Aim of the exercise » Write out each line that follows exactly as it stands, without the pictures.
** Begin **
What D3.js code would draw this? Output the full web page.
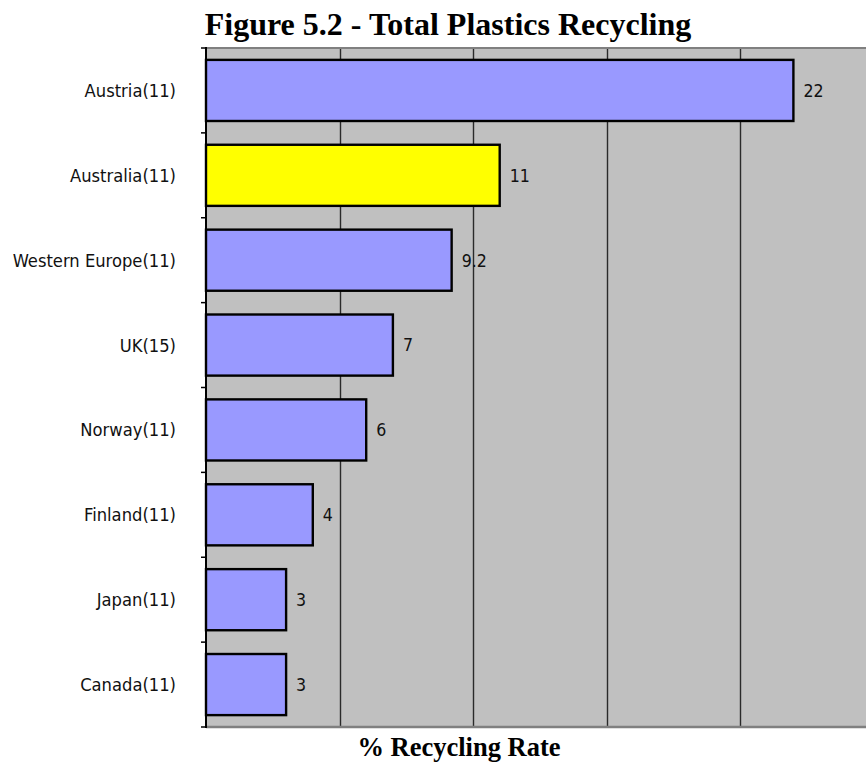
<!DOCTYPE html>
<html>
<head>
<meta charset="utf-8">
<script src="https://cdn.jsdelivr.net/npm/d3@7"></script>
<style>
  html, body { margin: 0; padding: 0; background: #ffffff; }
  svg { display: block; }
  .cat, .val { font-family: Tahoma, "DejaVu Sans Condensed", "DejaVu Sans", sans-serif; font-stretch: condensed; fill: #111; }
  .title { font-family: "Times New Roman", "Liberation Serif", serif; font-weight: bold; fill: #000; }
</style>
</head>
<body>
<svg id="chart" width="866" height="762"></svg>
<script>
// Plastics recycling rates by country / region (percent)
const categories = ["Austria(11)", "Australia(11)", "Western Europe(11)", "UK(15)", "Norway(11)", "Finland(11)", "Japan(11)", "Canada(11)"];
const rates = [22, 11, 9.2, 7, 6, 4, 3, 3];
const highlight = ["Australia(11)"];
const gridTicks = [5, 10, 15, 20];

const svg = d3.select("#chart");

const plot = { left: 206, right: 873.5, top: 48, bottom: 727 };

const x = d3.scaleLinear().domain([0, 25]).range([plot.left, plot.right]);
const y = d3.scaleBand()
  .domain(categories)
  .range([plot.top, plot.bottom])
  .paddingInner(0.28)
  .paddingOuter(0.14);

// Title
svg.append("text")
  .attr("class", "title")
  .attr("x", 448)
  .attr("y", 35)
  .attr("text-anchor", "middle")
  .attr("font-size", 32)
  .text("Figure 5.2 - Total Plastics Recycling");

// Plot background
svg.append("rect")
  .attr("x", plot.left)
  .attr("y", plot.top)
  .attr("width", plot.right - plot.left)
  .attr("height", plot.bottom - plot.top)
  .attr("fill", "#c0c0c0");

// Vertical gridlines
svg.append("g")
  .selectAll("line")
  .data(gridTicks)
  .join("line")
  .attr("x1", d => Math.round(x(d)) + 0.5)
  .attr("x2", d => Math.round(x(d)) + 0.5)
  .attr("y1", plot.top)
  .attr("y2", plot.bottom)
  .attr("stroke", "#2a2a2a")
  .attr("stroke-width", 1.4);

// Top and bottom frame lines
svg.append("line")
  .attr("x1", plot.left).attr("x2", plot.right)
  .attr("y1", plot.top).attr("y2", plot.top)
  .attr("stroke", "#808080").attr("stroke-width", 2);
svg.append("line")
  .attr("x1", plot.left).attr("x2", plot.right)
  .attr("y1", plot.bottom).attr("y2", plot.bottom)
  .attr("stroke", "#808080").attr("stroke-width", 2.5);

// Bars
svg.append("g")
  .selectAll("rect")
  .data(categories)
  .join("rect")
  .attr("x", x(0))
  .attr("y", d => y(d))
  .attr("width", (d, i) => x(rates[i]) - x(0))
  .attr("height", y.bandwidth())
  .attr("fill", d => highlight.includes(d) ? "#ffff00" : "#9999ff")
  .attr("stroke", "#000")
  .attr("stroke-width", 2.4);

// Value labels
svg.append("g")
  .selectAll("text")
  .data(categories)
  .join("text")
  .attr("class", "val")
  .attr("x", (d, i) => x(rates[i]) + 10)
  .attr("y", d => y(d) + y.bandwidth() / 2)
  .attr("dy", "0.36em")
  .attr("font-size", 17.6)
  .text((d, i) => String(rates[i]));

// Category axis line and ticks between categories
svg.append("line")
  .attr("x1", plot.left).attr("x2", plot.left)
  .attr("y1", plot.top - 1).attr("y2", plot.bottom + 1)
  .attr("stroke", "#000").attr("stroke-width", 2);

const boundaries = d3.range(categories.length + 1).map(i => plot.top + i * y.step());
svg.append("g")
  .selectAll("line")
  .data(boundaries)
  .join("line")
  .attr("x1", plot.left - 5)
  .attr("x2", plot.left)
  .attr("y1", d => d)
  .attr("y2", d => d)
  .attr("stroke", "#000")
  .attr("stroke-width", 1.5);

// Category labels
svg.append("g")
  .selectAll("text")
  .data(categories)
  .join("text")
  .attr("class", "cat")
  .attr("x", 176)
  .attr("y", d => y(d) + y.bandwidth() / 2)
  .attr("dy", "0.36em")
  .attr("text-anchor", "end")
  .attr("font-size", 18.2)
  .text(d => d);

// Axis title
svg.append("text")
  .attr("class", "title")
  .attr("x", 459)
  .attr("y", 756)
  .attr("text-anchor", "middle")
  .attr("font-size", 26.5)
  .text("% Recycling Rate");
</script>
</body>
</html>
** End **
Answer for this exercise »
What D3.js code would draw this? Output the full web page.
<!DOCTYPE html>
<html>
<head>
<meta charset="utf-8">
<script src="https://cdn.jsdelivr.net/npm/d3@7"></script>
<style>
  html, body { margin: 0; padding: 0; background: #ffffff; }
  svg { display: block; }
  .cat, .val { font-family: Tahoma, "DejaVu Sans Condensed", "DejaVu Sans", sans-serif; font-stretch: condensed; fill: #111; }
  .title { font-family: "Times New Roman", "Liberation Serif", serif; font-weight: bold; fill: #000; }
</style>
</head>
<body>
<svg id="chart" width="866" height="762"></svg>
<script>
// Plastics recycling rates by country / region (percent)
const categories = ["Austria(11)", "Australia(11)", "Western Europe(11)", "UK(15)", "Norway(11)", "Finland(11)", "Japan(11)", "Canada(11)"];
const rates = [22, 11, 9.2, 7, 6, 4, 3, 3];
const highlight = ["Australia(11)"];
const gridTicks = [5, 10, 15, 20];

const svg = d3.select("#chart");

const plot = { left: 206, right: 873.5, top: 48, bottom: 727 };

const x = d3.scaleLinear().domain([0, 25]).range([plot.left, plot.right]);
const y = d3.scaleBand()
  .domain(categories)
  .range([plot.top, plot.bottom])
  .paddingInner(0.28)
  .paddingOuter(0.14);

// Title
svg.append("text")
  .attr("class", "title")
  .attr("x", 448)
  .attr("y", 35)
  .attr("text-anchor", "middle")
  .attr("font-size", 32)
  .text("Figure 5.2 - Total Plastics Recycling");

// Plot background
svg.append("rect")
  .attr("x", plot.left)
  .attr("y", plot.top)
  .attr("width", plot.right - plot.left)
  .attr("height", plot.bottom - plot.top)
  .attr("fill", "#c0c0c0");

// Vertical gridlines
svg.append("g")
  .selectAll("line")
  .data(gridTicks)
  .join("line")
  .attr("x1", d => Math.round(x(d)) + 0.5)
  .attr("x2", d => Math.round(x(d)) + 0.5)
  .attr("y1", plot.top)
  .attr("y2", plot.bottom)
  .attr("stroke", "#2a2a2a")
  .attr("stroke-width", 1.4);

// Top and bottom frame lines
svg.append("line")
  .attr("x1", plot.left).attr("x2", plot.right)
  .attr("y1", plot.top).attr("y2", plot.top)
  .attr("stroke", "#808080").attr("stroke-width", 2);
svg.append("line")
  .attr("x1", plot.left).attr("x2", plot.right)
  .attr("y1", plot.bottom).attr("y2", plot.bottom)
  .attr("stroke", "#808080").attr("stroke-width", 2.5);

// Bars
svg.append("g")
  .selectAll("rect")
  .data(categories)
  .join("rect")
  .attr("x", x(0))
  .attr("y", d => y(d))
  .attr("width", (d, i) => x(rates[i]) - x(0))
  .attr("height", y.bandwidth())
  .attr("fill", d => highlight.includes(d) ? "#ffff00" : "#9999ff")
  .attr("stroke", "#000")
  .attr("stroke-width", 2.4);

// Value labels
svg.append("g")
  .selectAll("text")
  .data(categories)
  .join("text")
  .attr("class", "val")
  .attr("x", (d, i) => x(rates[i]) + 10)
  .attr("y", d => y(d) + y.bandwidth() / 2)
  .attr("dy", "0.36em")
  .attr("font-size", 17.6)
  .text((d, i) => String(rates[i]));

// Category axis line and ticks between categories
svg.append("line")
  .attr("x1", plot.left).attr("x2", plot.left)
  .attr("y1", plot.top - 1).attr("y2", plot.bottom + 1)
  .attr("stroke", "#000").attr("stroke-width", 2);

const boundaries = d3.range(categories.length + 1).map(i => plot.top + i * y.step());
svg.append("g")
  .selectAll("line")
  .data(boundaries)
  .join("line")
  .attr("x1", plot.left - 5)
  .attr("x2", plot.left)
  .attr("y1", d => d)
  .attr("y2", d => d)
  .attr("stroke", "#000")
  .attr("stroke-width", 1.5);

// Category labels
svg.append("g")
  .selectAll("text")
  .data(categories)
  .join("text")
  .attr("class", "cat")
  .attr("x", 176)
  .attr("y", d => y(d) + y.bandwidth() / 2)
  .attr("dy", "0.36em")
  .attr("text-anchor", "end")
  .attr("font-size", 18.2)
  .text(d => d);

// Axis title
svg.append("text")
  .attr("class", "title")
  .attr("x", 459)
  .attr("y", 756)
  .attr("text-anchor", "middle")
  .attr("font-size", 26.5)
  .text("% Recycling Rate");
</script>
</body>
</html>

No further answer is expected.